─── STORED DATA

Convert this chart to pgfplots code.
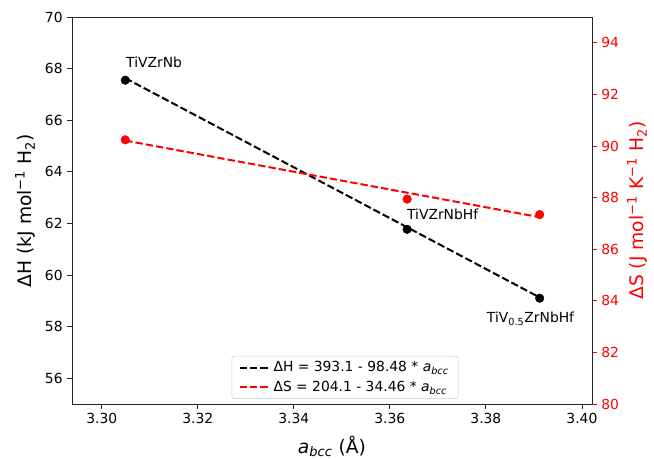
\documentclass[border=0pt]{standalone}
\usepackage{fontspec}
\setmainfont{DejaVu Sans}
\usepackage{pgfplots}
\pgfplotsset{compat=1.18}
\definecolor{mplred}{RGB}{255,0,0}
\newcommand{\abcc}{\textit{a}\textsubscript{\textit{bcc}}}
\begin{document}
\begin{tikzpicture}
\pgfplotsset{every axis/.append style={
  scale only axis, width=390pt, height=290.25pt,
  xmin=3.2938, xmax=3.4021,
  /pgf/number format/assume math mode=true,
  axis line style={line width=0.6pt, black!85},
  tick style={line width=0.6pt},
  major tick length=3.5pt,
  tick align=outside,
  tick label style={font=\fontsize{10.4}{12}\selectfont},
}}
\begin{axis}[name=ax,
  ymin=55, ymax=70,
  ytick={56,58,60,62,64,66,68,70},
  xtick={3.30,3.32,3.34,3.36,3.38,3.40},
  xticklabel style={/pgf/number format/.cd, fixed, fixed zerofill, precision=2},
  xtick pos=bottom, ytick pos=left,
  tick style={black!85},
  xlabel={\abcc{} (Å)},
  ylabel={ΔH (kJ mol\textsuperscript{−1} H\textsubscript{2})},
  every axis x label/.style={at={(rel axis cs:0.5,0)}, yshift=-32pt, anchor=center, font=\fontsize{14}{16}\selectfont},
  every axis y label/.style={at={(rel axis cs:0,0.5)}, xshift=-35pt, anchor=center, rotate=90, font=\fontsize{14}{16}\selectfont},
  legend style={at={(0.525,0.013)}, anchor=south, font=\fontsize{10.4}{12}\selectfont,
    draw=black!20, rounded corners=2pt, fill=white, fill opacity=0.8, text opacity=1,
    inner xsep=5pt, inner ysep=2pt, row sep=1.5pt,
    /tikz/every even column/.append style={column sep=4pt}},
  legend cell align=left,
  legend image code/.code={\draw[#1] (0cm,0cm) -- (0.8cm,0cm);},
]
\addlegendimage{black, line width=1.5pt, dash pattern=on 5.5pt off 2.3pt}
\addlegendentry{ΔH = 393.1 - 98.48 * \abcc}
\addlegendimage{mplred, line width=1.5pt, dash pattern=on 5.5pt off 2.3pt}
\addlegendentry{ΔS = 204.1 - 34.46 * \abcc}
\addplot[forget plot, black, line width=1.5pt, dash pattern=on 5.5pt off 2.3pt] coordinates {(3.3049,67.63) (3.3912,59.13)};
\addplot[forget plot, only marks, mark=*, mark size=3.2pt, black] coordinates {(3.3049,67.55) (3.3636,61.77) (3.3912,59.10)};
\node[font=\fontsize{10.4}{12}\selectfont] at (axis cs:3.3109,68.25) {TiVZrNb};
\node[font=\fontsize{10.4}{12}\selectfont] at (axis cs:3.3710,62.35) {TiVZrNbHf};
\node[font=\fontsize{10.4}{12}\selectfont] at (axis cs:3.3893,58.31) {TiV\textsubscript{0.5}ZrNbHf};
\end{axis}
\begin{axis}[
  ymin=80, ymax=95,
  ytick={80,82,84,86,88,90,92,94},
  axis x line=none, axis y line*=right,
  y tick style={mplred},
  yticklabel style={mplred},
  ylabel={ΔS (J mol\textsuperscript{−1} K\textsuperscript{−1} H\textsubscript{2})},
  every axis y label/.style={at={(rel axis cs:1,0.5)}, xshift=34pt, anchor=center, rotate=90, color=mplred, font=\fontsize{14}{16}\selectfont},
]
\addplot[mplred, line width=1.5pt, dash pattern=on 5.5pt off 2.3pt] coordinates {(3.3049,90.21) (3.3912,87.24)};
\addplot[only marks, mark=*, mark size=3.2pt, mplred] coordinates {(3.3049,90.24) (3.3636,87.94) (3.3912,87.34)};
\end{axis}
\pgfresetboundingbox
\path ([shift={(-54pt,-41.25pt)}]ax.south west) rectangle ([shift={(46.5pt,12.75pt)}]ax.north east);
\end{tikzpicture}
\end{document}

──────

Repeat the listing in full and exactly. Leave any pictures out.

Convert this chart to pgfplots code.
\documentclass[border=0pt]{standalone}
\usepackage{fontspec}
\setmainfont{DejaVu Sans}
\usepackage{pgfplots}
\pgfplotsset{compat=1.18}
\definecolor{mplred}{RGB}{255,0,0}
\newcommand{\abcc}{\textit{a}\textsubscript{\textit{bcc}}}
\begin{document}
\begin{tikzpicture}
\pgfplotsset{every axis/.append style={
  scale only axis, width=390pt, height=290.25pt,
  xmin=3.2938, xmax=3.4021,
  /pgf/number format/assume math mode=true,
  axis line style={line width=0.6pt, black!85},
  tick style={line width=0.6pt},
  major tick length=3.5pt,
  tick align=outside,
  tick label style={font=\fontsize{10.4}{12}\selectfont},
}}
\begin{axis}[name=ax,
  ymin=55, ymax=70,
  ytick={56,58,60,62,64,66,68,70},
  xtick={3.30,3.32,3.34,3.36,3.38,3.40},
  xticklabel style={/pgf/number format/.cd, fixed, fixed zerofill, precision=2},
  xtick pos=bottom, ytick pos=left,
  tick style={black!85},
  xlabel={\abcc{} (Å)},
  ylabel={ΔH (kJ mol\textsuperscript{−1} H\textsubscript{2})},
  every axis x label/.style={at={(rel axis cs:0.5,0)}, yshift=-32pt, anchor=center, font=\fontsize{14}{16}\selectfont},
  every axis y label/.style={at={(rel axis cs:0,0.5)}, xshift=-35pt, anchor=center, rotate=90, font=\fontsize{14}{16}\selectfont},
  legend style={at={(0.525,0.013)}, anchor=south, font=\fontsize{10.4}{12}\selectfont,
    draw=black!20, rounded corners=2pt, fill=white, fill opacity=0.8, text opacity=1,
    inner xsep=5pt, inner ysep=2pt, row sep=1.5pt,
    /tikz/every even column/.append style={column sep=4pt}},
  legend cell align=left,
  legend image code/.code={\draw[#1] (0cm,0cm) -- (0.8cm,0cm);},
]
\addlegendimage{black, line width=1.5pt, dash pattern=on 5.5pt off 2.3pt}
\addlegendentry{ΔH = 393.1 - 98.48 * \abcc}
\addlegendimage{mplred, line width=1.5pt, dash pattern=on 5.5pt off 2.3pt}
\addlegendentry{ΔS = 204.1 - 34.46 * \abcc}
\addplot[forget plot, black, line width=1.5pt, dash pattern=on 5.5pt off 2.3pt] coordinates {(3.3049,67.63) (3.3912,59.13)};
\addplot[forget plot, only marks, mark=*, mark size=3.2pt, black] coordinates {(3.3049,67.55) (3.3636,61.77) (3.3912,59.10)};
\node[font=\fontsize{10.4}{12}\selectfont] at (axis cs:3.3109,68.25) {TiVZrNb};
\node[font=\fontsize{10.4}{12}\selectfont] at (axis cs:3.3710,62.35) {TiVZrNbHf};
\node[font=\fontsize{10.4}{12}\selectfont] at (axis cs:3.3893,58.31) {TiV\textsubscript{0.5}ZrNbHf};
\end{axis}
\begin{axis}[
  ymin=80, ymax=95,
  ytick={80,82,84,86,88,90,92,94},
  axis x line=none, axis y line*=right,
  y tick style={mplred},
  yticklabel style={mplred},
  ylabel={ΔS (J mol\textsuperscript{−1} K\textsuperscript{−1} H\textsubscript{2})},
  every axis y label/.style={at={(rel axis cs:1,0.5)}, xshift=34pt, anchor=center, rotate=90, color=mplred, font=\fontsize{14}{16}\selectfont},
]
\addplot[mplred, line width=1.5pt, dash pattern=on 5.5pt off 2.3pt] coordinates {(3.3049,90.21) (3.3912,87.24)};
\addplot[only marks, mark=*, mark size=3.2pt, mplred] coordinates {(3.3049,90.24) (3.3636,87.94) (3.3912,87.34)};
\end{axis}
\pgfresetboundingbox
\path ([shift={(-54pt,-41.25pt)}]ax.south west) rectangle ([shift={(46.5pt,12.75pt)}]ax.north east);
\end{tikzpicture}
\end{document}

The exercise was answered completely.